The incident took place in the notorious “alcoholic train” running from Moscow to the town of Petushki, 120 kilometers to the east.

Challenging the widespread notion about the inherent goodness of man, passengers of a suburban train outside Moscow stole the luggage and finished the beer of a man who fell of the train, media reported.

The unlucky passenger was keeping the door of the moving train car open to get some fresh air in the unventilated vestibule, the Moskovsky Komsomolets tabloid said.

He eventually dropped out at a turn in the road, leaving behind an unfinished beer, two car bumpers and a screw gun.

Train officials ignored requests to pick up the man's belongings, the daily said on Friday.

This allowed an unnamed male passenger to finish the beer and make away with the bumpers and the power tool before train officials came.

"I'm not giving it to the driver, he'll just keep it to himself.

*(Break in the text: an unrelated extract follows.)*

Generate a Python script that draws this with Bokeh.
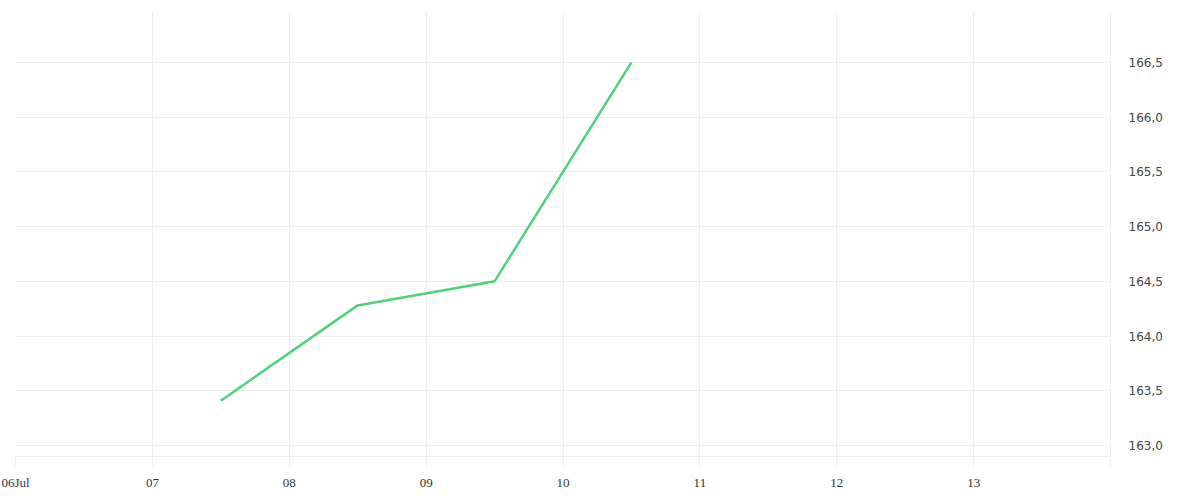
from datetime import datetime
from bokeh.plotting import figure
from bokeh.models import FixedTicker, Range1d
from bokeh.embed import file_html
from bokeh.resources import INLINE

# data
dates = [datetime(2023, 7, 7, 12), datetime(2023, 7, 8, 12), datetime(2023, 7, 9, 12), datetime(2023, 7, 10, 12)]
values = [163.41, 164.28, 164.5, 166.5]

x_tick_dates = [datetime(2023, 7, d) for d in range(6, 15)]
x_tick_labels = ["06Jul", "07", "08", "09", "10", "11", "12", "13", ""]
y_ticks = [163.0, 163.5, 164.0, 164.5, 165.0, 165.5, 166.0, 166.5]
y_tick_labels = ["163,0", "163,5", "164,0", "164,5", "165,0", "165,5", "166,0", "166,5"]

def ms(d):
    return (d - datetime(1970, 1, 1)).total_seconds() * 1000.0

p = figure(width=1184, height=492, x_axis_type="datetime", y_axis_location="right",
           output_backend="svg", toolbar_location=None,
           min_border_left=15, min_border_right=74, min_border_top=12, min_border_bottom=34)
p.x_range = Range1d(ms(datetime(2023, 7, 6)), ms(datetime(2023, 7, 14)))
p.y_range = Range1d(162.9, 166.955)
p.outline_line_color = None
p.background_fill_color = "white"

p.line([ms(d) for d in dates], values, line_color="#4fd17a", line_width=2.5)

xt = [ms(d) for d in x_tick_dates]
p.xaxis.ticker = FixedTicker(ticks=xt)
p.xaxis.major_label_overrides = {t: l for t, l in zip(xt, x_tick_labels)}
p.xaxis.axis_line_color = "#eeeeee"
p.xaxis.major_tick_line_color = "#eeeeee"
p.xaxis.major_tick_out = 10
p.xaxis.major_tick_in = 0
p.xaxis.minor_tick_line_color = None
p.xaxis.major_label_text_font = "Liberation Serif"
p.xaxis.major_label_text_font_size = "13px"
p.xaxis.major_label_text_color = "#333333"
p.xaxis.major_label_standoff = 8

p.yaxis.ticker = FixedTicker(ticks=y_ticks)
p.yaxis.major_label_overrides = {t: l for t, l in zip(y_ticks, y_tick_labels)}
p.yaxis.axis_line_color = "#eeeeee"
p.yaxis.major_tick_line_color = None
p.yaxis.minor_tick_line_color = None
p.yaxis.major_label_text_font = "DejaVu Sans"
p.yaxis.major_label_text_font_size = "12px"
p.yaxis.major_label_text_color = "#444444"
p.yaxis.major_label_standoff = 12

p.xgrid.grid_line_color = "#eeeeee"
p.ygrid.grid_line_color = "#eeeeee"
p.xgrid.ticker = FixedTicker(ticks=xt)
p.ygrid.ticker = FixedTicker(ticks=y_ticks)

open("out.html", "w").write(file_html(p, INLINE))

I'm not like that, I'm giving to my friends at a car repair," the thief was cited as saying.

No information was immediately available on the fate of the unlucky dropout.

Deepening the irony, the incident took place in the notorious "alcoholic train" running from Moscow to the town of Petushki, 120 kilometers to the east.

The train was immortalized in the prose poem "Moscow-Petushki" (1973) by Venedikt Yerofeyev, which is considered by many critics to be the pinnacle of post-Soviet Russian literature.

The postmodernist, quasi-autobiographic text describes a philosophizing alcoholic's journey to Petushki, curtailed by excessive libation.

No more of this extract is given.